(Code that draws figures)

(begin)

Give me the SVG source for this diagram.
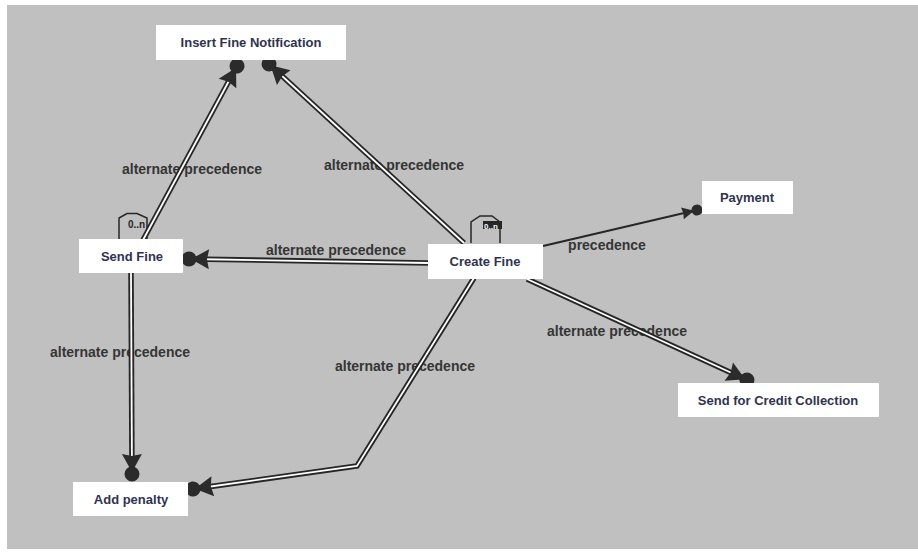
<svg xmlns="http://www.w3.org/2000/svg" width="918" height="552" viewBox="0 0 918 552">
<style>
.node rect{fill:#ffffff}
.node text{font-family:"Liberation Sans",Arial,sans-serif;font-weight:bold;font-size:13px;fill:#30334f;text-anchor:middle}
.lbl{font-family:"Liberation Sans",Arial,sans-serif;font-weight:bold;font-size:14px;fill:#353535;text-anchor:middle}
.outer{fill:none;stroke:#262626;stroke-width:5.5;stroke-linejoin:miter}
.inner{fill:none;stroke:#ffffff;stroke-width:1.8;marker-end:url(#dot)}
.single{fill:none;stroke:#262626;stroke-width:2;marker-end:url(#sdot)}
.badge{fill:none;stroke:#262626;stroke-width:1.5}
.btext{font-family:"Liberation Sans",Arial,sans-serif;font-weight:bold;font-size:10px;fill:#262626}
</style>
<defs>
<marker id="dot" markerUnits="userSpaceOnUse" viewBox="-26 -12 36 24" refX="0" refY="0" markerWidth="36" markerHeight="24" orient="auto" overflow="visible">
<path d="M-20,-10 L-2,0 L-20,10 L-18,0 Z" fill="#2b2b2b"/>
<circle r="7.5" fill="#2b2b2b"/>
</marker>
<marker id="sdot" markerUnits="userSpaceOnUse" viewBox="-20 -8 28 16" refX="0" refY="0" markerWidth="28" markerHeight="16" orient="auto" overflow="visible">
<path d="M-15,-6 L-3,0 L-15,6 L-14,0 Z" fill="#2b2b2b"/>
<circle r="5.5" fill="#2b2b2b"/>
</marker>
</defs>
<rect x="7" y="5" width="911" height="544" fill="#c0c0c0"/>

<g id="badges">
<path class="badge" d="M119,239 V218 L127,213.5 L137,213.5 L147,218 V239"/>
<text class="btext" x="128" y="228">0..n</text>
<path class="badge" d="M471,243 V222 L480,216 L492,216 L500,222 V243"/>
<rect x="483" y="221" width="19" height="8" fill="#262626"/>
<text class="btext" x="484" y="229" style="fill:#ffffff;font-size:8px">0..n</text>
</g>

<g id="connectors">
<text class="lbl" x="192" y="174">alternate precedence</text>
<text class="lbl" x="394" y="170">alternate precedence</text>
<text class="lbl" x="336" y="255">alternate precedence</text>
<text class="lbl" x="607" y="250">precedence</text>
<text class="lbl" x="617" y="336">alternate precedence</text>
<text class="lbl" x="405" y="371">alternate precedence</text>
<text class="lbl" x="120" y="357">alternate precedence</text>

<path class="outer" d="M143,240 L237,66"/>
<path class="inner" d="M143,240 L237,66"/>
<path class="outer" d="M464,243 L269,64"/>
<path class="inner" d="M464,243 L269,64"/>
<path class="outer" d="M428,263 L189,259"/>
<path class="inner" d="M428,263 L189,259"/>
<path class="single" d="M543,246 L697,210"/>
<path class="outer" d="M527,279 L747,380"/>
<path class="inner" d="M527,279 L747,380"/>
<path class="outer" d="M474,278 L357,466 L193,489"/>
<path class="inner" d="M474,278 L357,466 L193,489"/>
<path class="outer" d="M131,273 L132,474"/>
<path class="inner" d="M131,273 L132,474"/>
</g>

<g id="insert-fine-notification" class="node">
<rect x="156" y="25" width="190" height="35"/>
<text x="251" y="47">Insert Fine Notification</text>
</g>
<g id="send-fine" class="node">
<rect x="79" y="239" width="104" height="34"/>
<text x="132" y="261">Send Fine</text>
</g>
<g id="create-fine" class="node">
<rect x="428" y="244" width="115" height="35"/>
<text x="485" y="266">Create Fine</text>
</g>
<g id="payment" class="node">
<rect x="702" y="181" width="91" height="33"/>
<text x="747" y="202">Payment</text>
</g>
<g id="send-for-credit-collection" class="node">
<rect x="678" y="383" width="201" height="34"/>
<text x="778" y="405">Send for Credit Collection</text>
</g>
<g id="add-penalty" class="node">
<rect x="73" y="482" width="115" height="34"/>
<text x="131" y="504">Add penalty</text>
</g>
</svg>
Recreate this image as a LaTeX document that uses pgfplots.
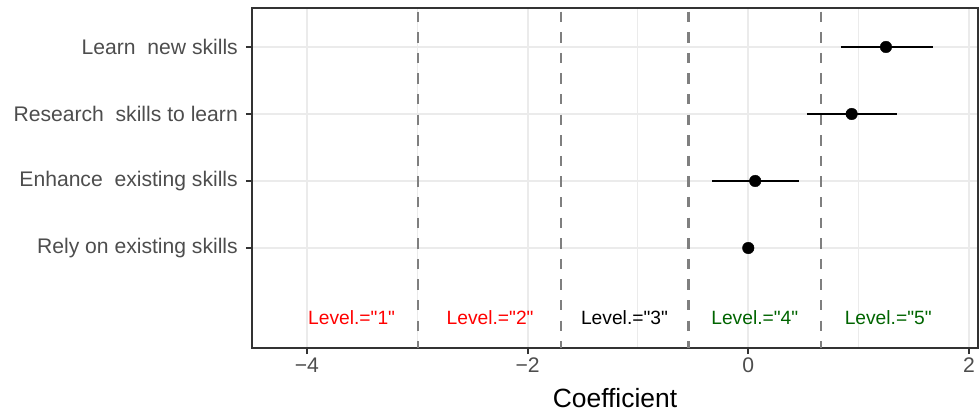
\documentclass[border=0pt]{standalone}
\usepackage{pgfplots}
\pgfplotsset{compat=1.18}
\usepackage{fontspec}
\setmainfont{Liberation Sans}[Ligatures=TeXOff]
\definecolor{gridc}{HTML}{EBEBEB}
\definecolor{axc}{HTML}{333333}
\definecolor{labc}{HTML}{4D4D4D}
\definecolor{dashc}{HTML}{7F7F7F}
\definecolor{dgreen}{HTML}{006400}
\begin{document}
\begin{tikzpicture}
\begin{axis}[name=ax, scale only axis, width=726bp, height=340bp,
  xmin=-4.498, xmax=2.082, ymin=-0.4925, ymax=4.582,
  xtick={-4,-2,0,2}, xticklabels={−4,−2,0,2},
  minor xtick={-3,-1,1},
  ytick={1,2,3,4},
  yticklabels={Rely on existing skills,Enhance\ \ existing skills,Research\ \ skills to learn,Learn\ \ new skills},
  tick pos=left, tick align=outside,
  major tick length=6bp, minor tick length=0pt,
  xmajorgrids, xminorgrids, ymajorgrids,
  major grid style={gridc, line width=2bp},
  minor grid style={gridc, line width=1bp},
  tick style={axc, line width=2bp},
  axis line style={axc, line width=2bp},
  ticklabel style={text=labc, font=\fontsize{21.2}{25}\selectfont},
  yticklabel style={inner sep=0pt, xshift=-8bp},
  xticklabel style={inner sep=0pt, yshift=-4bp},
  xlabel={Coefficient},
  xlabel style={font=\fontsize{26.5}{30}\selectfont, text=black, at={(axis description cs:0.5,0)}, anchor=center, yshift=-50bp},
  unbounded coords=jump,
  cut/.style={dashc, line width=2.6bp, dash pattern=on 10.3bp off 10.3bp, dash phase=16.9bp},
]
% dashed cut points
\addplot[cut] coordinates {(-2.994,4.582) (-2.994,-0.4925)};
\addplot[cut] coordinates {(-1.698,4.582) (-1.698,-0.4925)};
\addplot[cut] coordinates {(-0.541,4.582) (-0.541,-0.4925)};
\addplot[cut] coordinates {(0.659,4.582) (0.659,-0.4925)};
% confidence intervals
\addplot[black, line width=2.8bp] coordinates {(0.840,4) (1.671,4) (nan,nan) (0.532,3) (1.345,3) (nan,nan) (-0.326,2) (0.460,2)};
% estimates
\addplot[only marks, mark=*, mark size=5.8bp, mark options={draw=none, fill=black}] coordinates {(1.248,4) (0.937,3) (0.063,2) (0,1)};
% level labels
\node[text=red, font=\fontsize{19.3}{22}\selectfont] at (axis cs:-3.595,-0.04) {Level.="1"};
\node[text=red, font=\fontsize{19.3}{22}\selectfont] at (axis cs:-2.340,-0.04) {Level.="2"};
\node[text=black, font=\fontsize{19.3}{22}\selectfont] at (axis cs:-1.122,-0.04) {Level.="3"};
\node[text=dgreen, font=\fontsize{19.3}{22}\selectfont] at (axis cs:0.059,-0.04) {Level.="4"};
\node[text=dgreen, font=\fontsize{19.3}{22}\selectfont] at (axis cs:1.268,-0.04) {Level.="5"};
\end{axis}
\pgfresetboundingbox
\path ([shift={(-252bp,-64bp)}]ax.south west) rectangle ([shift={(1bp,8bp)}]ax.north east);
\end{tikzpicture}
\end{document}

(end)

**Exercise**
Make an exact copy of the records shown above, without the pictures.

**Result of this task**
Give me the SVG source for this diagram.
<svg xmlns="http://www.w3.org/2000/svg" width="918" height="552" viewBox="0 0 918 552">
<style>
.node rect{fill:#ffffff}
.node text{font-family:"Liberation Sans",Arial,sans-serif;font-weight:bold;font-size:13px;fill:#30334f;text-anchor:middle}
.lbl{font-family:"Liberation Sans",Arial,sans-serif;font-weight:bold;font-size:14px;fill:#353535;text-anchor:middle}
.outer{fill:none;stroke:#262626;stroke-width:5.5;stroke-linejoin:miter}
.inner{fill:none;stroke:#ffffff;stroke-width:1.8;marker-end:url(#dot)}
.single{fill:none;stroke:#262626;stroke-width:2;marker-end:url(#sdot)}
.badge{fill:none;stroke:#262626;stroke-width:1.5}
.btext{font-family:"Liberation Sans",Arial,sans-serif;font-weight:bold;font-size:10px;fill:#262626}
</style>
<defs>
<marker id="dot" markerUnits="userSpaceOnUse" viewBox="-26 -12 36 24" refX="0" refY="0" markerWidth="36" markerHeight="24" orient="auto" overflow="visible">
<path d="M-20,-10 L-2,0 L-20,10 L-18,0 Z" fill="#2b2b2b"/>
<circle r="7.5" fill="#2b2b2b"/>
</marker>
<marker id="sdot" markerUnits="userSpaceOnUse" viewBox="-20 -8 28 16" refX="0" refY="0" markerWidth="28" markerHeight="16" orient="auto" overflow="visible">
<path d="M-15,-6 L-3,0 L-15,6 L-14,0 Z" fill="#2b2b2b"/>
<circle r="5.5" fill="#2b2b2b"/>
</marker>
</defs>
<rect x="7" y="5" width="911" height="544" fill="#c0c0c0"/>

<g id="badges">
<path class="badge" d="M119,239 V218 L127,213.5 L137,213.5 L147,218 V239"/>
<text class="btext" x="128" y="228">0..n</text>
<path class="badge" d="M471,243 V222 L480,216 L492,216 L500,222 V243"/>
<rect x="483" y="221" width="19" height="8" fill="#262626"/>
<text class="btext" x="484" y="229" style="fill:#ffffff;font-size:8px">0..n</text>
</g>

<g id="connectors">
<text class="lbl" x="192" y="174">alternate precedence</text>
<text class="lbl" x="394" y="170">alternate precedence</text>
<text class="lbl" x="336" y="255">alternate precedence</text>
<text class="lbl" x="607" y="250">precedence</text>
<text class="lbl" x="617" y="336">alternate precedence</text>
<text class="lbl" x="405" y="371">alternate precedence</text>
<text class="lbl" x="120" y="357">alternate precedence</text>

<path class="outer" d="M143,240 L237,66"/>
<path class="inner" d="M143,240 L237,66"/>
<path class="outer" d="M464,243 L269,64"/>
<path class="inner" d="M464,243 L269,64"/>
<path class="outer" d="M428,263 L189,259"/>
<path class="inner" d="M428,263 L189,259"/>
<path class="single" d="M543,246 L697,210"/>
<path class="outer" d="M527,279 L747,380"/>
<path class="inner" d="M527,279 L747,380"/>
<path class="outer" d="M474,278 L357,466 L193,489"/>
<path class="inner" d="M474,278 L357,466 L193,489"/>
<path class="outer" d="M131,273 L132,474"/>
<path class="inner" d="M131,273 L132,474"/>
</g>

<g id="insert-fine-notification" class="node">
<rect x="156" y="25" width="190" height="35"/>
<text x="251" y="47">Insert Fine Notification</text>
</g>
<g id="send-fine" class="node">
<rect x="79" y="239" width="104" height="34"/>
<text x="132" y="261">Send Fine</text>
</g>
<g id="create-fine" class="node">
<rect x="428" y="244" width="115" height="35"/>
<text x="485" y="266">Create Fine</text>
</g>
<g id="payment" class="node">
<rect x="702" y="181" width="91" height="33"/>
<text x="747" y="202">Payment</text>
</g>
<g id="send-for-credit-collection" class="node">
<rect x="678" y="383" width="201" height="34"/>
<text x="778" y="405">Send for Credit Collection</text>
</g>
<g id="add-penalty" class="node">
<rect x="73" y="482" width="115" height="34"/>
<text x="131" y="504">Add penalty</text>
</g>
</svg>
Recreate this image as a LaTeX document that uses pgfplots.
\documentclass[border=0pt]{standalone}
\usepackage{pgfplots}
\pgfplotsset{compat=1.18}
\usepackage{fontspec}
\setmainfont{Liberation Sans}[Ligatures=TeXOff]
\definecolor{gridc}{HTML}{EBEBEB}
\definecolor{axc}{HTML}{333333}
\definecolor{labc}{HTML}{4D4D4D}
\definecolor{dashc}{HTML}{7F7F7F}
\definecolor{dgreen}{HTML}{006400}
\begin{document}
\begin{tikzpicture}
\begin{axis}[name=ax, scale only axis, width=726bp, height=340bp,
  xmin=-4.498, xmax=2.082, ymin=-0.4925, ymax=4.582,
  xtick={-4,-2,0,2}, xticklabels={−4,−2,0,2},
  minor xtick={-3,-1,1},
  ytick={1,2,3,4},
  yticklabels={Rely on existing skills,Enhance\ \ existing skills,Research\ \ skills to learn,Learn\ \ new skills},
  tick pos=left, tick align=outside,
  major tick length=6bp, minor tick length=0pt,
  xmajorgrids, xminorgrids, ymajorgrids,
  major grid style={gridc, line width=2bp},
  minor grid style={gridc, line width=1bp},
  tick style={axc, line width=2bp},
  axis line style={axc, line width=2bp},
  ticklabel style={text=labc, font=\fontsize{21.2}{25}\selectfont},
  yticklabel style={inner sep=0pt, xshift=-8bp},
  xticklabel style={inner sep=0pt, yshift=-4bp},
  xlabel={Coefficient},
  xlabel style={font=\fontsize{26.5}{30}\selectfont, text=black, at={(axis description cs:0.5,0)}, anchor=center, yshift=-50bp},
  unbounded coords=jump,
  cut/.style={dashc, line width=2.6bp, dash pattern=on 10.3bp off 10.3bp, dash phase=16.9bp},
]
% dashed cut points
\addplot[cut] coordinates {(-2.994,4.582) (-2.994,-0.4925)};
\addplot[cut] coordinates {(-1.698,4.582) (-1.698,-0.4925)};
\addplot[cut] coordinates {(-0.541,4.582) (-0.541,-0.4925)};
\addplot[cut] coordinates {(0.659,4.582) (0.659,-0.4925)};
% confidence intervals
\addplot[black, line width=2.8bp] coordinates {(0.840,4) (1.671,4) (nan,nan) (0.532,3) (1.345,3) (nan,nan) (-0.326,2) (0.460,2)};
% estimates
\addplot[only marks, mark=*, mark size=5.8bp, mark options={draw=none, fill=black}] coordinates {(1.248,4) (0.937,3) (0.063,2) (0,1)};
% level labels
\node[text=red, font=\fontsize{19.3}{22}\selectfont] at (axis cs:-3.595,-0.04) {Level.="1"};
\node[text=red, font=\fontsize{19.3}{22}\selectfont] at (axis cs:-2.340,-0.04) {Level.="2"};
\node[text=black, font=\fontsize{19.3}{22}\selectfont] at (axis cs:-1.122,-0.04) {Level.="3"};
\node[text=dgreen, font=\fontsize{19.3}{22}\selectfont] at (axis cs:0.059,-0.04) {Level.="4"};
\node[text=dgreen, font=\fontsize{19.3}{22}\selectfont] at (axis cs:1.268,-0.04) {Level.="5"};
\end{axis}
\pgfresetboundingbox
\path ([shift={(-252bp,-64bp)}]ax.south west) rectangle ([shift={(1bp,8bp)}]ax.north east);
\end{tikzpicture}
\end{document}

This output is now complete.